Pour le moment, ils ne donnent pas l’impression de penser que la « reprise à l’identique » est impossible. Bruno Le Maire a volé au secours d’Air France, sans poser de contreparties climat crédibles. Or, puisqu’il s’agit d’argent public, et que l’état a promis de décarboner, Bercy aurait du, en contrepartie, supprimer les vols intérieurs si le train permet un trajet en moins de 4h30, ce qui ne laisse que Paris Nice. Au niveau européen, le climat sera aussi « pour plus tard ». La Commission ne précise pas les efforts qu’elle imposera aux secteurs qui profiteront de la manne de son « Green deal ». Nos politiques imaginent sauver des emplois de manière pérenne ; en réalité, ils freinent les changements nécessaires sans avoir le courage d’expliquer à leurs concitoyens, qu’ils devront se passer de croissance.
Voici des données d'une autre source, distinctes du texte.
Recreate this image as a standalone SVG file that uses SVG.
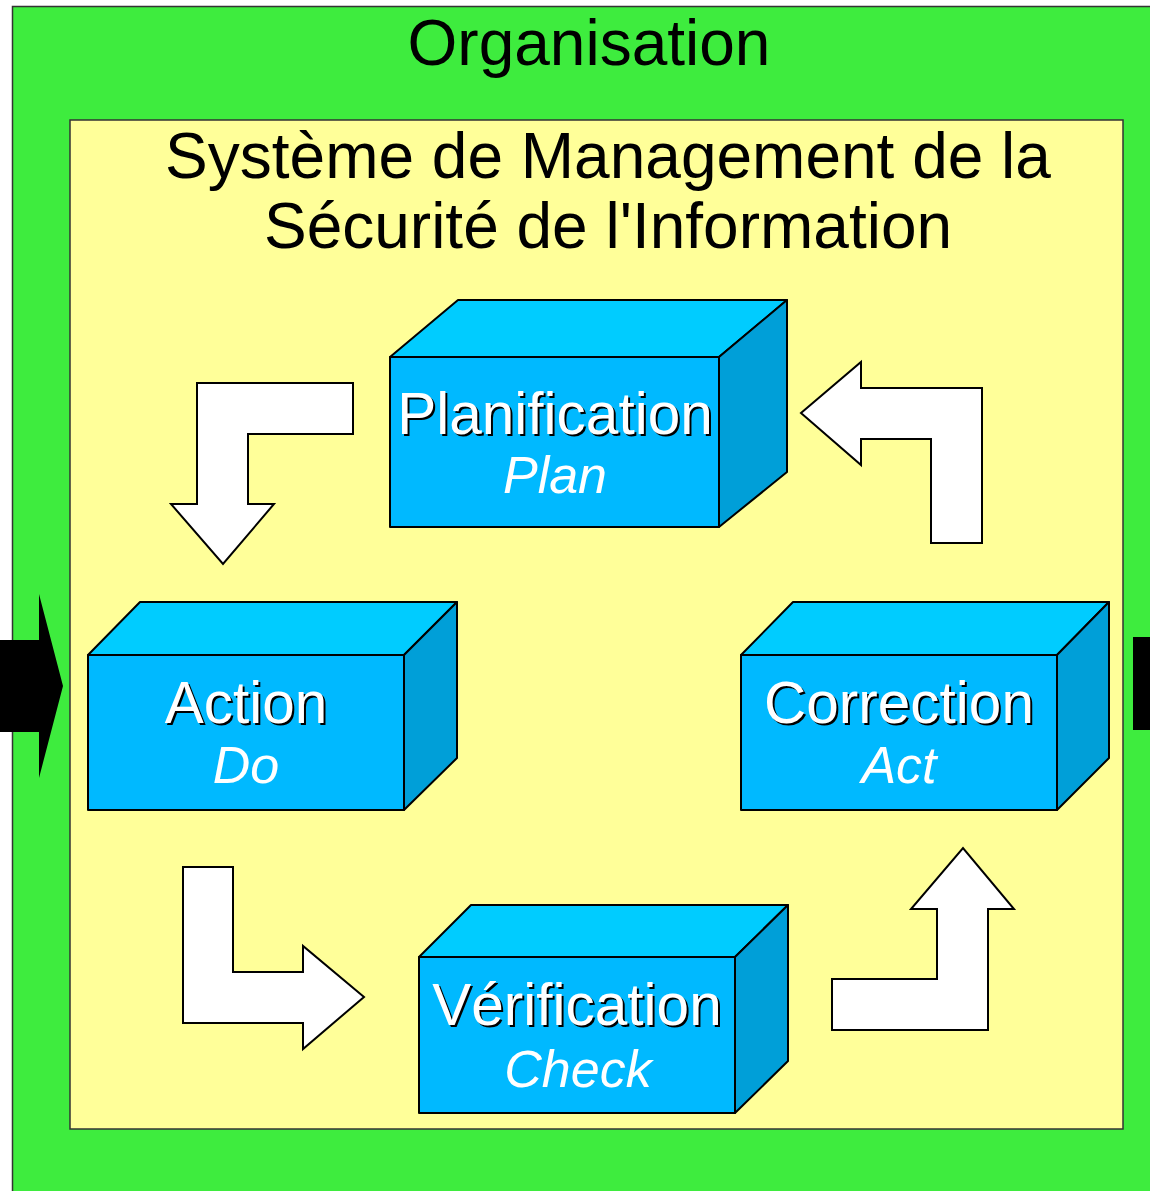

Le décalage se creuse entre une société civile souvent consciente des limites et des élus qui procrastinent.
90 grands patrons appellent tout de même le gouvernement à mettre l’écologie au coeur de son plan de relance…
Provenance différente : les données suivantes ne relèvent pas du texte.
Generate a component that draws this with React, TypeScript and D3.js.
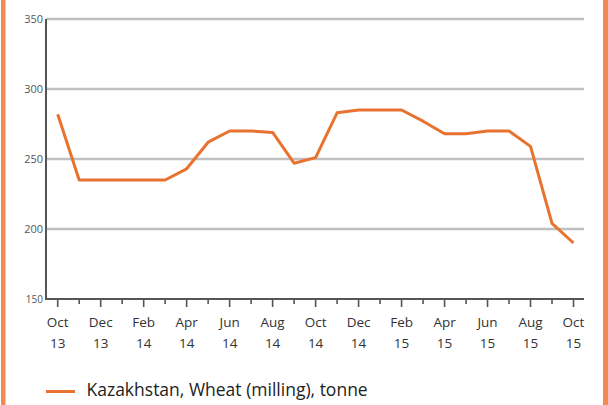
import * as React from 'react';
import { scaleLinear, line as d3line } from 'd3';

const months = [
  'Oct 13', 'Nov 13', 'Dec 13', 'Jan 14', 'Feb 14', 'Mar 14', 'Apr 14', 'May 14', 'Jun 14',
  'Jul 14', 'Aug 14', 'Sep 14', 'Oct 14', 'Nov 14', 'Dec 14', 'Jan 15', 'Feb 15', 'Mar 15',
  'Apr 15', 'May 15', 'Jun 15', 'Jul 15', 'Aug 15', 'Sep 15', 'Oct 15',
];
const wheatPrices = [
  282, 235, 235, 235, 235, 235, 243, 262, 270,
  270, 269, 247, 251, 283, 285, 285, 285, 277,
  268, 268, 270, 270, 259, 204, 190,
];
const yTicks = [150, 200, 250, 300, 350];
const seriesName = 'Kazakhstan, Wheat (milling), tonne';

const W = 608;
const H = 405;
const ORANGE = '#e8722f';
const FONT = '"Open Sans", "Noto Sans", sans-serif';

export default function App() {
  const x = scaleLinear().domain([0, months.length - 1]).range([57.7, 573.5]);
  const y = scaleLinear().domain([150, 350]).range([299, 19]);
  const axisLeft = 46;
  const axisRight = 584;

  const path = d3line<number>()
    .x((_, i) => x(i))
    .y(v => y(v))(wheatPrices) ?? '';

  return (
    <svg width={W} height={H} style={{ position: 'absolute', left: 0, top: 0, background: '#fff' }}>
      {/* orange frame edges */}
      <rect x={1} y={0} width={4.5} height={H} fill="#f08a4f" />
      <rect x={603} y={0} width={5} height={H} fill="#f08a4f" />

      {/* gridlines */}
      {yTicks.filter(t => t > 150).map(t => (
        <line key={t} x1={axisLeft} x2={axisRight} y1={y(t)} y2={y(t)} stroke="#c0c0c0" strokeWidth={2.4} />
      ))}
      {yTicks.map(t => (
        <text key={t} x={43} y={y(t) + 4} textAnchor="end" fontFamily={FONT}
          fontSize={t === 150 ? 10 : 11} fill="#555">{t}</text>
      ))}

      {/* axes */}
      <line x1={axisLeft} x2={axisLeft} y1={y(350)} y2={y(150) + 1} stroke="#555" strokeWidth={2} />
      <line x1={axisLeft} x2={axisRight} y1={y(150)} y2={y(150)} stroke="#555" strokeWidth={2} />

      {months.map((m, i) => {
        const major = i % 2 === 0;
        const [mon, yr] = m.split(' ');
        return (
          <g key={m} transform={`translate(${x(i)},${y(150)})`}>
            <line y1={0} y2={major ? 8 : 5} stroke="#555" strokeWidth={1.6} />
            {major && (
              <>
                <text y={28} textAnchor="middle" fontFamily={FONT} fontSize={13.5} fill="#333">{mon}</text>
                <text y={49} textAnchor="middle" fontFamily={FONT} fontSize={13.5} fill="#333">{yr}</text>
              </>
            )}
          </g>
        );
      })}

      <path d={path} fill="none" stroke={ORANGE} strokeWidth={3} strokeLinejoin="round" />

      {/* legend */}
      <line x1={46} x2={75} y1={391.5} y2={391.5} stroke={ORANGE} strokeWidth={3} />
      <text x={86.5} y={396} fontFamily={FONT} fontSize={17.5} fill="#222">{seriesName}</text>
    </svg>
  );
}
C’est malheureusement une Nè pétition de principe, sans plan pour baisser les émissions de 4% par an. Nombre de PDG comprennent que nos ressources naturelles s’épuisent. De là à annoncer que leurs entreprises vont devoir réduire la voilure, produire moins, embaucher moins, il y a un pas de géant ! Les entreprises, Marianne inclus, sont des projets de conquête…
Comment on repart alors ? On taxe l’énergie carbonée ? On satisfait différemment nos besoins ? On s’attaque aux inégalités ?
C’est exactement à ces questions que « The Shift Project » tentera de répondre dans un « plan de transformation de l’économie française » qui permettra des décarboner sans miser sur la croissance.
Nous devons décarboner nos transports, l’industrie, l’agriculture, et l’usage des bâtiments. Inutile d’en rajouter dans l’électricité, où le nucléaire avait « fait le job » depuis longtemps. Mais avant d’engager des milliards d’investissements, il faut réfléchir, car nous n’avons pas le temps de faire 2 essais. Au « Shift Project », notre plan de transformation de l’économie française se déploie autour de deux lignes directrices: s’affranchir des combustibles fossiles… en proposant des jobs, peut-être moins payés, à tous nos actifs.
Secteur par secteur, nous regardons comment bâtir ces filières d’économie compatibles avec les limites de la planète. Il faut que nos objets soient réalisés dans des fabriques polyvalentes, avec une exigence de compétitivité moindre, et réparable chez nous. A ce compte là, « réindustrialiser » la France ne poserait pas de problème. Nos projets d’avenir sont pour le moment à rebours. Notre pays a-t-il avant tout besoin d’une 5G qui augmente les importations, l’empreinte carbone du système, et la consommation électrique ? Je ne crois pas.
Il faut remettre du monde et de l’environnement dans l’agriculture. Pour les transports, e soutenais en 2005 le principe de la taxe carbone. Mais en 2020, nous n’avons plus le temps d’utiliser uniquement la taxe – qui est un instrument « lent » – pour orienter les comportements des particuliers, la réglementation devra être l’axe structurant. La taxe carbone reste un outil pertinent pour réguler les échanges entre entreprises, qui elles anticipent leurs dépenses sur 20-30 ans.
En Europe, pour sauver le climat, vous enjoignez à faire sans l’Allemagne, et même à la contourner avec les pays scandinaves, l’Espagne, l’Italie. Justifiez cette offensive.
L’Allemagne est aujourd’hui un pays qui freine beaucoup sur la baisse des émissions. Par refus de l’atome, ils ont conservé leur dépendance au charbon et au gaz, alors que le nucléaire est le plus gros parachute ventral disponible pour amortir une part des gigantesques efforts qui seront demandés aux citoyens. L’Allemagne veut aussi garder son industrie lourde et ses constructeurs de grosses voitures.
L’Allemagne est un pays romantique, alors que nous avons besoin de pragmatisme, ce qui oblige, en 2020, à reclasser ses priorités. Nous pourrions partager une approche de décarbonation pragmatique avec les britanniques, les pays nordiques, certains pays de l’Est, et les pays d’Europe du sud. Nous n’avons plus de temps à perdre.